My point was in response to #2 in that I can see why Jesus words would be highlighted and given priority. I just added his actions in there as well to point out that those are important as well. I don’t think it would be helpful to highlight them though since often people like the word highlighted because it’s easier to find and quote.
That would be too much red then. Plus people like to quote Jesus’s word not his actions so it makes it easier to find when they’re in red.
Sorry I didn’t mean to post twice and I only intended the 2nd comment
I don’t know if it’s the worst heresy (in fact, I’m not sure it’s a heresy). I do know that I don’t own any “red letter bibles” and I recommend/caution against them (reasons #2 and #3 being primary in my mind).

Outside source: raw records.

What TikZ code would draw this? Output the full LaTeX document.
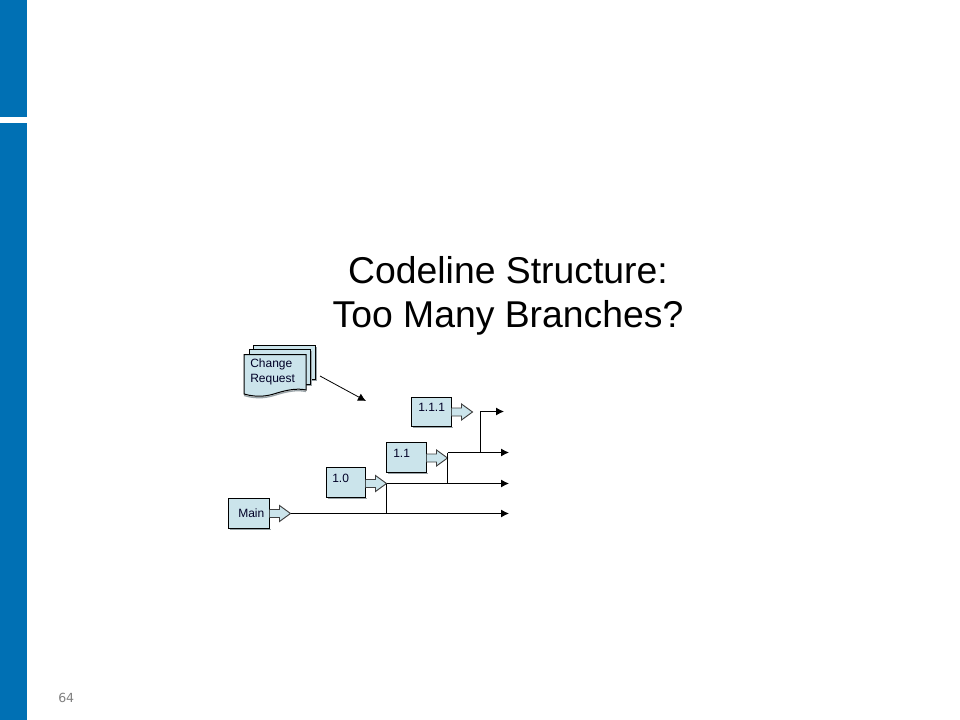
\documentclass[tikz,border=0pt]{standalone}
\usepackage{fontspec}
\setmainfont{Liberation Sans}
\newfontfamily\numfont{DejaVu Sans}
\usetikzlibrary{arrows.meta,calc}
\definecolor{barblue}{HTML}{0070B4}
\definecolor{boxfill}{HTML}{CBE4EB}
\definecolor{shadowgray}{HTML}{9AA4A8}
\tikzset{
  x=0.75pt,y=-0.75pt,
  bar/.style={fill=barblue,draw=none},
  vbox/.style={draw=black,fill=boxfill,line width=0.75pt,inner sep=0pt,outer sep=0pt,anchor=north west},
  vshadow/.style={draw=shadowgray,line width=0.9pt},
  vlabel/.style={anchor=base west,inner sep=0pt,font=\fontsize{9}{9}\selectfont,text=black!85!blue},
  vtip/.style={draw=black!75,fill=boxfill,line width=0.7pt,line join=miter},
  codeline/.style={draw=black,line width=0.75pt},
  flow/.style={codeline,-{Latex[length=6pt,width=6pt]}},
  doc/.style={draw=black,fill=boxfill,line width=0.75pt},
  title/.style={font=\fontsize{28}{33}\selectfont,align=center,inner sep=0pt,anchor=center,text=black},
}
% #1 name, #2 left, #3 top, #4 right, #5 bottom, #6 text x, #7 baseline, #8 text, #9 tip y
\newcommand{\versionbox}[9]{%
  \draw[vshadow] (#2+1,#5+1) -- (#4+1,#5+1);
  \node[vbox,minimum width={(#4-#2)*0.75pt},minimum height={(#5-#3)*0.75pt}] (#1) at (#2,#3) {};
  \node[vlabel] (#1label) at (#6,#7) {#8};
  \coordinate (#1tip) at (#4+21,#9);
  \draw[vtip] (#4,#9-4) -- (#4+10,#9-4) -- (#4+10,#9-8) -- (#1tip) -- (#4+10,#9+8) -- (#4+10,#9+4) -- (#4,#9+4);
}
\begin{document}
\begin{tikzpicture}
\useasboundingbox (0,0) rectangle (960,720);
\fill[white] (0,0) rectangle (960,720);
\fill[bar] (0,0) rectangle (27,117);
\fill[bar] (0,123) rectangle (27,720);

\node[title] (heading) at (508,295.5) {Codeline Structure:\\Too Many Branches?};
\node[anchor=base west,inner sep=0pt,text=black!50,font=\numfont\fontsize{9.4}{9.4}\selectfont] (pagenum) at (58,702) {64};

% change request stack
\fill[shadowgray] (255,347) rectangle (316.5,381);
\draw[doc] (253.5,345.5) rectangle (315.5,379.5);
\fill[shadowgray] (251,351) rectangle (311.5,386);
\draw[doc] (249.5,349.5) rectangle (310.5,384.5);
\draw[shadowgray,line width=1pt] (244,395.5) .. controls (258,399.5) and (268,397.5) .. (277,394.5) .. controls (287,391.5) and (297,389.5) .. (306,391.5);
\draw[doc] (244,354.5) -- (306,354.5) -- (306,390) .. controls (297,388) and (287,390) .. (277,393) .. controls (268,396) and (258,398) .. (244,394) -- cycle;
\node[vlabel] (change) at (250,367) {Change};
\node[vlabel] (request) at (250,382) {Request};
\coordinate (crstart) at (320,376);
\coordinate (crend) at (366,401);
\draw[draw=black,line width=0.6pt,-{Latex[length=6pt,width=6pt]}] (crstart) -- (crend);

% version boxes
\versionbox{main}{228.5}{498.5}{269.5}{528.5}{238}{517}{Main}{513.5}
\versionbox{vone}{326.5}{467.5}{365.5}{497.5}{332}{482}{1.0}{483.5}
\versionbox{vonei}{386.5}{442.5}{426.5}{472.5}{393}{457}{1.1}{458}
\versionbox{voneii}{411.5}{397.5}{451.5}{426.5}{418}{411}{1.1.1}{412}

% end points and junctions
\coordinate (mainend) at (509,513.5);
\coordinate (voneend) at (509,483.5);
\coordinate (voneiend) at (509,452.5);
\coordinate (voneiiend) at (504,411.5);
\coordinate (j1top) at (386.5,483.5);
\coordinate (j1bot) at (386.5,513.5);
\coordinate (j2top) at (447.5,452.5);
\coordinate (j2bot) at (447.5,483.5);
\coordinate (j3bot) at (480.5,452.5);
\coordinate (j3top) at (480.5,411.5);

\draw[flow] (maintip) -- (mainend);
\draw[flow] (j1top) -- (voneend);
\draw[flow] (j2top) -- (voneiend);
\draw[flow] (j3bot) -- (j3top) -- (voneiiend);
\draw[codeline] (j1top) -- (j1bot);
\draw[codeline] (j2top) -- (j2bot);
\end{tikzpicture}
\end{document}
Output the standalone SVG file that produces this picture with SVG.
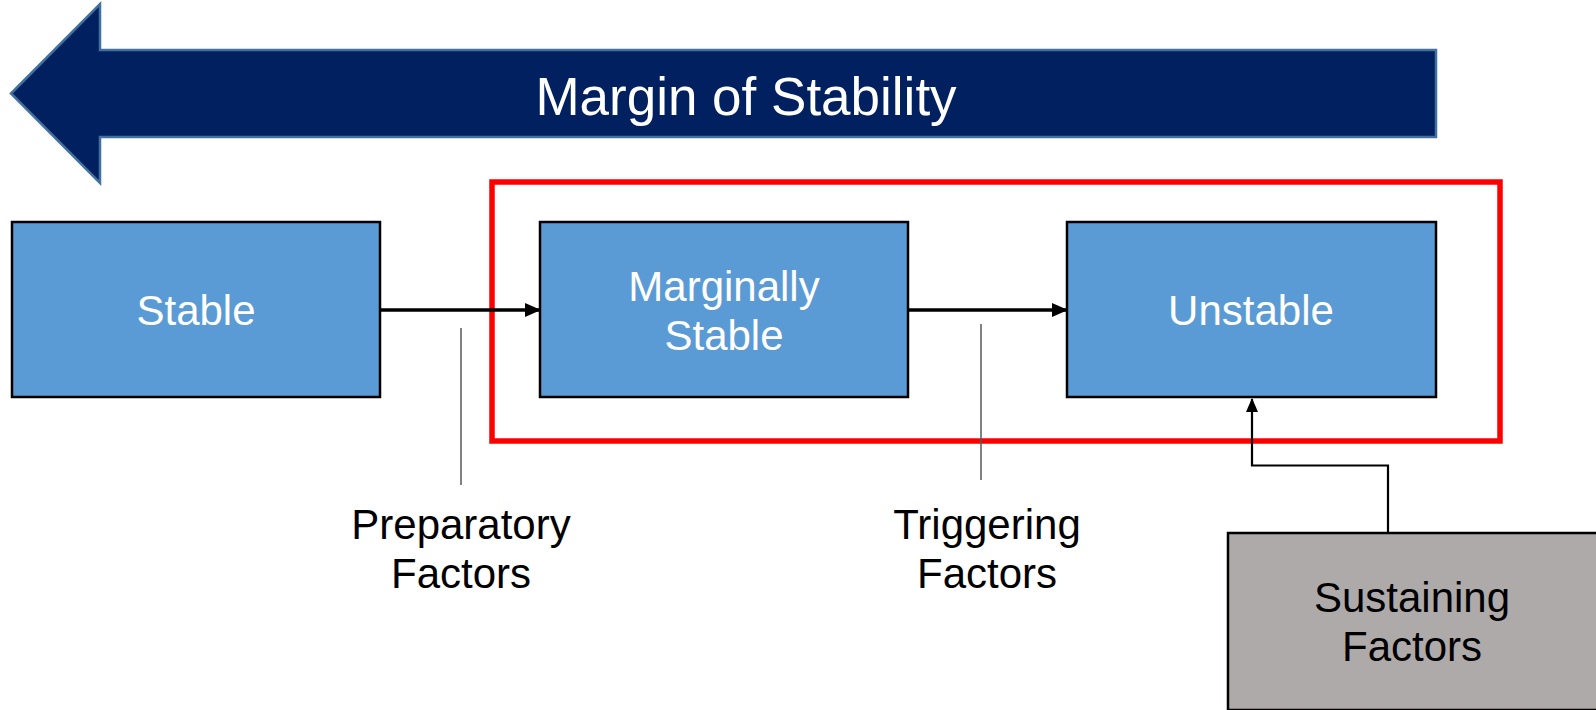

I guess it depends whether you think 2 & 3 are heresies. On balance I do, but the “H” word always encourages readers!
Complete rubbish. See here http://evangelicaltextualcriticism.blogspot.com/2008/05/in-defence-of-red-letter-bibles.html
Peter, I think you need to reverse the order of the sentences in your comment.
Hahaha.
OK: ‘Rubbish, complete. Here, see http://evangelicaltextualcriticism.blogspot.com/2008/05/in-defence-of-red-letter-bibles.html‘
I had in mind: “See here http://evangelicaltextualcriticism.blogspot.com/2008/05/in-defence-of-red-letter-bibles.html. Complete rubbish.
I was resisting the intentional fallacy.
I’m afraid these reasons also argue against the modern practice of using quotation marks in the narrative. How would you distinguish the use of quotation marks from the use of red-letter? Or are both bad?
Personally, I think the Message paraphrase is hands-down the worst evangelical heresy I’ve ever read recently.